I don't want to live in a microwave world. We try not to (well, mostly I try not to and my family just follows along) but it's still easy to get caught up in that isn't it?
Most things, we (as in the royal we) can get instantly. We have credit cards, so we don't need to save our pennies for whimsical purchases. We have our central air and our on the grid housing. We have two or more car households. Fast food drive-throughs, pre-frozen meals at the supermarket. Stores upon stores upon stores of clothing and gadgets and items to be had at a moments notice and for cheap too.
Our family has made some changes. We cook most everything from scratch (though we do rely on some convenience items regularly and some others occasionally). We recently moved to a house that relies primarily on wood heat (though we do supplement with oil). We are also now on a well, which has made us very aware of our water usage and how to stagger showers and laundry and dishes, because we will (temporarily) run out. I'm working on growing more food, and what I don't grow I get much of from local farmers. Where we live now, there aren't any quick trips to the store (25 minutes one way) so we've been working on food storage and inventorying.
I'd love to continue on this path. I've always called it "simple living" because that's what I've always heard it referred to as, that kind of returning to the earth, to the older ways of living. Moving away from the consumerism and microwave kind of world.
But, "simple" living isn't really simple at all. It's work. A lot of it. For the most part, I find it enjoyable work. I find that I like rhythm of this sort of life.
It's really like slow living isn't it? Everything comes slower. The food comes slower, the heat comes slower, you're living your life just a little slower. And as a result you notice more, don't you? You pay more attention to the seasons. You pay more attention to your consumption. And in a round about way, you pay more attention to your family. Instead of several nights a week of carting kids around and eating dinner in the car or working multiple jobs to pay the bills, you find yourself gathered around the family dinner table, lingering over your home cooked meal. You find yourself playing card games or board games with your children and enjoying every second of it. You find yourself drawing up plans with your 11 year old on how to build (from scratch!) the play set planned for your yard next year. Or searching seed catalogs with your family to decide what you're going to grow to eat next year.
You find yourself spending hours picking strawberries and dandelions to make your own wine.
Finding joy in bottling your own beer.
You find that there is an overwhelming satisfaction in making what you once thought you could only buy.

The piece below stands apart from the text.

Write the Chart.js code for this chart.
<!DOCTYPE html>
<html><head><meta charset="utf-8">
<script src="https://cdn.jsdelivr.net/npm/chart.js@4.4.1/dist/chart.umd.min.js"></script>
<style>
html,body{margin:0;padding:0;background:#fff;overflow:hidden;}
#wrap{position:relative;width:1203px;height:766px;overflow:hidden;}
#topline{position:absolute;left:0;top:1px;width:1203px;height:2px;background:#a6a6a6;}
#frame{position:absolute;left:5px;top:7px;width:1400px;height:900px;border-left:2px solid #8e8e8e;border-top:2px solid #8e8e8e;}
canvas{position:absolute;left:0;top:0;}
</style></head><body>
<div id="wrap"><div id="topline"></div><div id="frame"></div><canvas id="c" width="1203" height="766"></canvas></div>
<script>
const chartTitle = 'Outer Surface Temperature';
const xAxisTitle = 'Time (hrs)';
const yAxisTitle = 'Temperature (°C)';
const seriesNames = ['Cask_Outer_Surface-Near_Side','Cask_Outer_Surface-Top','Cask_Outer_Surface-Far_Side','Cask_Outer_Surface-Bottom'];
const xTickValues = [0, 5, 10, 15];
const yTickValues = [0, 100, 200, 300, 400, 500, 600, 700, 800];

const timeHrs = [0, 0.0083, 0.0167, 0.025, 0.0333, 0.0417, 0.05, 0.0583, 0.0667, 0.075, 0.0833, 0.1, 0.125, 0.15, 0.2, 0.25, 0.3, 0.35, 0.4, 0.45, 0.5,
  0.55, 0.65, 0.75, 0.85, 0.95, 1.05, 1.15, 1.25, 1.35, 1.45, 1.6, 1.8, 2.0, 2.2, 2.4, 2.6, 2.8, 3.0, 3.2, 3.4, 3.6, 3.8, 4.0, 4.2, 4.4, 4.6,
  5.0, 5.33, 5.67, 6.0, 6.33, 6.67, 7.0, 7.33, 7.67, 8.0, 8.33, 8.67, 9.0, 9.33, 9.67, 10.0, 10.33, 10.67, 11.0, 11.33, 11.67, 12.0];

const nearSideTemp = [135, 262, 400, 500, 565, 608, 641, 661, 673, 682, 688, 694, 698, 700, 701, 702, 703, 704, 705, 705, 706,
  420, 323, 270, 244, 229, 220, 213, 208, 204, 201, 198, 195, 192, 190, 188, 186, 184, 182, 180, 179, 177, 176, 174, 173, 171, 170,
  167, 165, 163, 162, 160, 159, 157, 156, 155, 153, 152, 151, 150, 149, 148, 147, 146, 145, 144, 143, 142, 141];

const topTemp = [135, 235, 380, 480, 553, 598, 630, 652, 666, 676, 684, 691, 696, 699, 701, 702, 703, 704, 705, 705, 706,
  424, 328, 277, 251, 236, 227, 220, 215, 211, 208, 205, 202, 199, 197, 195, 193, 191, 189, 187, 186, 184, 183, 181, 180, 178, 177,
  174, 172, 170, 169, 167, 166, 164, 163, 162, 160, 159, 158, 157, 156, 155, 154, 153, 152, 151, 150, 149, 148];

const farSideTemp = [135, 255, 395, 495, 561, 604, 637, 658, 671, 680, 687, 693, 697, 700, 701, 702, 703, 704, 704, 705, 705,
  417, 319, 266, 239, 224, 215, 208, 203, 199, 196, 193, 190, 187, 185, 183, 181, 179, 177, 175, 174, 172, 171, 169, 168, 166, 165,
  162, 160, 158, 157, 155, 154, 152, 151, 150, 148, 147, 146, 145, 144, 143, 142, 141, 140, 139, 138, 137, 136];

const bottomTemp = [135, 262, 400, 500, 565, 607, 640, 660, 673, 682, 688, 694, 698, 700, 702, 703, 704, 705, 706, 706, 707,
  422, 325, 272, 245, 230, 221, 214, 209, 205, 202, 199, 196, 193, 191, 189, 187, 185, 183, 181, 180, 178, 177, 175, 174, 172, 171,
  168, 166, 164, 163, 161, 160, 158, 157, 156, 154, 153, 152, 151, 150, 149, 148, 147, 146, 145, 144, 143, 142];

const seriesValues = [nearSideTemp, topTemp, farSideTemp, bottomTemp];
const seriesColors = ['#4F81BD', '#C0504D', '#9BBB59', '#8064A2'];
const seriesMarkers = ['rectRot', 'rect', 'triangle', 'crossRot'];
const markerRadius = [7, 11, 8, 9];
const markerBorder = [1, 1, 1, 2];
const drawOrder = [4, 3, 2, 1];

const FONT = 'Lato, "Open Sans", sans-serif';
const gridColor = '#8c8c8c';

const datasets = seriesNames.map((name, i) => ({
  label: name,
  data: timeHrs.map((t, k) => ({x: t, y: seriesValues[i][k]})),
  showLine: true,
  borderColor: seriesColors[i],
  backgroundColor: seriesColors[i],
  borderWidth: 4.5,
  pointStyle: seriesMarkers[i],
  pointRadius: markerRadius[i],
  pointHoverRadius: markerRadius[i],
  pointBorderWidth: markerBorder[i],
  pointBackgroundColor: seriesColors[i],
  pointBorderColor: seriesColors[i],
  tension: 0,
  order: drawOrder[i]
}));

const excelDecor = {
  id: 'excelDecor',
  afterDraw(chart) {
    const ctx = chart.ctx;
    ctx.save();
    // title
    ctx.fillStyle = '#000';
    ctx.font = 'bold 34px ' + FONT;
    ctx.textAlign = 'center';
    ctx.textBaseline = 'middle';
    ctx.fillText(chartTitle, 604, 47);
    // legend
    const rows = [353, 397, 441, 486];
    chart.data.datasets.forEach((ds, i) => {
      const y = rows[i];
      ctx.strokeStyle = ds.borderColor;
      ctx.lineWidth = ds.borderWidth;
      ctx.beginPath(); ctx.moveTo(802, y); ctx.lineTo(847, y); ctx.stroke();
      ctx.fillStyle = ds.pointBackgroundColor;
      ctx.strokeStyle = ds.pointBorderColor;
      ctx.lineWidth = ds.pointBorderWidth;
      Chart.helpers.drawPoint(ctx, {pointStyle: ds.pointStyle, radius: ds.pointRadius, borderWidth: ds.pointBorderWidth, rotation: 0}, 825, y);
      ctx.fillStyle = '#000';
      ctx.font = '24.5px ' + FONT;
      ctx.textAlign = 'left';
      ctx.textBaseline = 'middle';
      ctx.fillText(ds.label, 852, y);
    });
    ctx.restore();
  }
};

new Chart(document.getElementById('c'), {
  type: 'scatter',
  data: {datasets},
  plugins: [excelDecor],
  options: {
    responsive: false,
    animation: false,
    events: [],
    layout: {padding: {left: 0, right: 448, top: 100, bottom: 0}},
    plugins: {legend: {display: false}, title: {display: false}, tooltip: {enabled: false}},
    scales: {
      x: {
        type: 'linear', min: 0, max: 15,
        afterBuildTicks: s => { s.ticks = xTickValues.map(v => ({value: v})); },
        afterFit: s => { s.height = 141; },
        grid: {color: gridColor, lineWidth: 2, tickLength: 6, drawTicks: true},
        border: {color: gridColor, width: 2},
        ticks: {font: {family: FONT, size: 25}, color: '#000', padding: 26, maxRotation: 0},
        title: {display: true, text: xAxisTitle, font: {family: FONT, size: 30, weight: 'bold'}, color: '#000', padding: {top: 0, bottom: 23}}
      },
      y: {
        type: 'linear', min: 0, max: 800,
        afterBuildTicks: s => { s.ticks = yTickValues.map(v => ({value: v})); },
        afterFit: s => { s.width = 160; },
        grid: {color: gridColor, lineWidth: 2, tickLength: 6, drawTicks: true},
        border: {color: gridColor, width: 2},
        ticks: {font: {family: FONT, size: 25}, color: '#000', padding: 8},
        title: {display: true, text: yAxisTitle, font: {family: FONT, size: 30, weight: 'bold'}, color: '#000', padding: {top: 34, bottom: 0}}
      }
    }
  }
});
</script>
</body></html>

I'm actively trying to live a slower life. I'm not there yet. But I'm getting there. I don't want to live a microwave life. I don't want to grow children in a disposable world. Even when it seems overwhelming, even when I feel exhausted and cranky at the end of a hard long weekend, I know that this is right where we belong. You only get one life, and I intend on really living it, really enjoying it, really savoring it . . . slowly.